Supplied data:
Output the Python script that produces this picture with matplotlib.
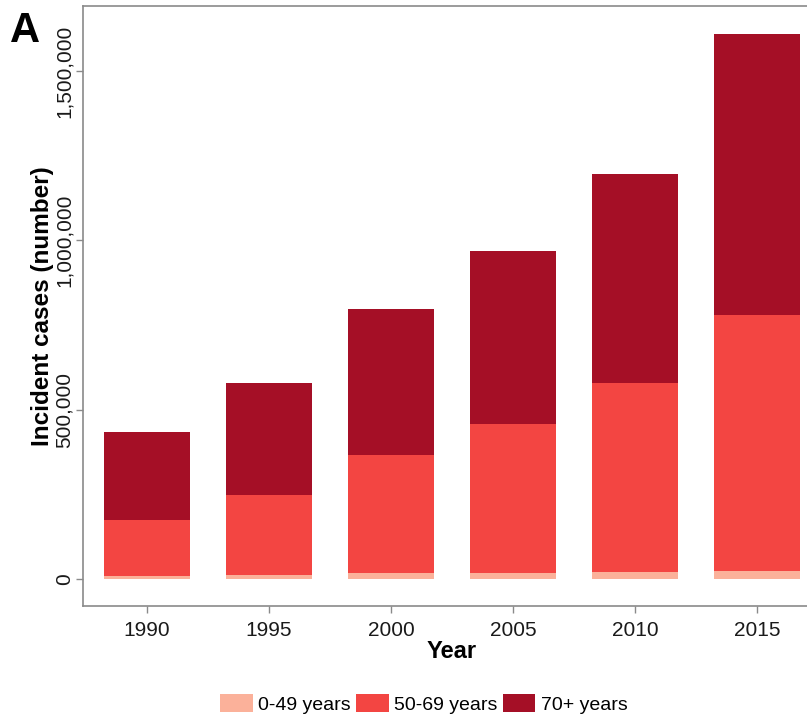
import matplotlib
matplotlib.use("Agg")
import matplotlib.pyplot as plt
import numpy as np
from matplotlib.patches import Patch
from matplotlib.ticker import FuncFormatter

plt.rcParams['font.family'] = ['Liberation Sans', 'DejaVu Sans']

years = ["1990", "1995", "2000", "2005", "2010", "2015"]
age_groups = ["0-49 years", "50-69 years", "70+ years"]
cases_0_49 = [10000, 12000, 16000, 18000, 21000, 24000]
cases_50_69 = [164000, 236000, 350000, 440000, 558000, 755000]
cases_70_plus = [260000, 331000, 431000, 510000, 617000, 830000]
colors = ["#FBB19A", "#F34542", "#A50F26"]

fig = plt.figure(figsize=(8.07, 7.2), dpi=100)
W, H = 807, 720
left, right, top, bottom = 83, 821, 6, 606
ax = fig.add_axes([left / W, 1 - bottom / H, (right - left) / W, (bottom - top) / H])

x = np.arange(1, len(years) + 1)
series = [cases_0_49, cases_50_69, cases_70_plus]
base = np.zeros(len(years))
for vals, c in zip(series, colors):
    ax.bar(x, vals, width=0.7, bottom=base, color=c, edgecolor='none')
    base += np.array(vals)

ax.set_xlim(1 - 0.525, 6 + 0.525)
ax.set_ylim(-80000, 1692000)
ax.set_xticks(x)
ax.set_xticklabels(years)
ax.set_yticks([0, 500000, 1000000, 1500000])
ax.yaxis.set_major_formatter(FuncFormatter(lambda v, p: f"{int(v):,}"))
for lab in ax.get_yticklabels():
    lab.set_rotation(90)
    lab.set_va('center')

for s in ['left', 'bottom', 'top', 'right']:
    ax.spines[s].set_color('#8a8a8a')
    ax.spines[s].set_linewidth(1.2)
ax.tick_params(axis='both', colors='#8a8a8a', labelcolor='#1a1a1a', labelsize=15, length=5, width=1)
ax.tick_params(axis='x', pad=6)
ax.tick_params(axis='y', pad=1.5)
ax.set_xlabel("Year", fontsize=17, fontweight='bold', labelpad=0)
ax.set_ylabel("Incident cases (number)", fontsize=17.5, fontweight='bold', labelpad=1)

fig.text(10 / W, 1 - 31 / H, "A", fontsize=30, fontweight='bold', va='center', ha='left')

handles = [Patch(facecolor=c, edgecolor='none') for c in colors]
fig.legend(handles, age_groups, loc='center', bbox_to_anchor=(424 / W, 1 - 704 / H),
           ncol=3, frameon=False, fontsize=14, handlelength=1.65, handleheight=1.05,
           handletextpad=0.28, columnspacing=0.3, borderaxespad=0, borderpad=0)

fig.savefig("out.png", dpi=100)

Aim: Skip the pictures, please, and transcribe only the lines from the beginning of the material through the one that contains "from matplotlib.ticker import FuncFormatter".

Full response:
Output the Python script that produces this picture with matplotlib.
import matplotlib
matplotlib.use("Agg")
import matplotlib.pyplot as plt
import numpy as np
from matplotlib.patches import Patch
from matplotlib.ticker import FuncFormatter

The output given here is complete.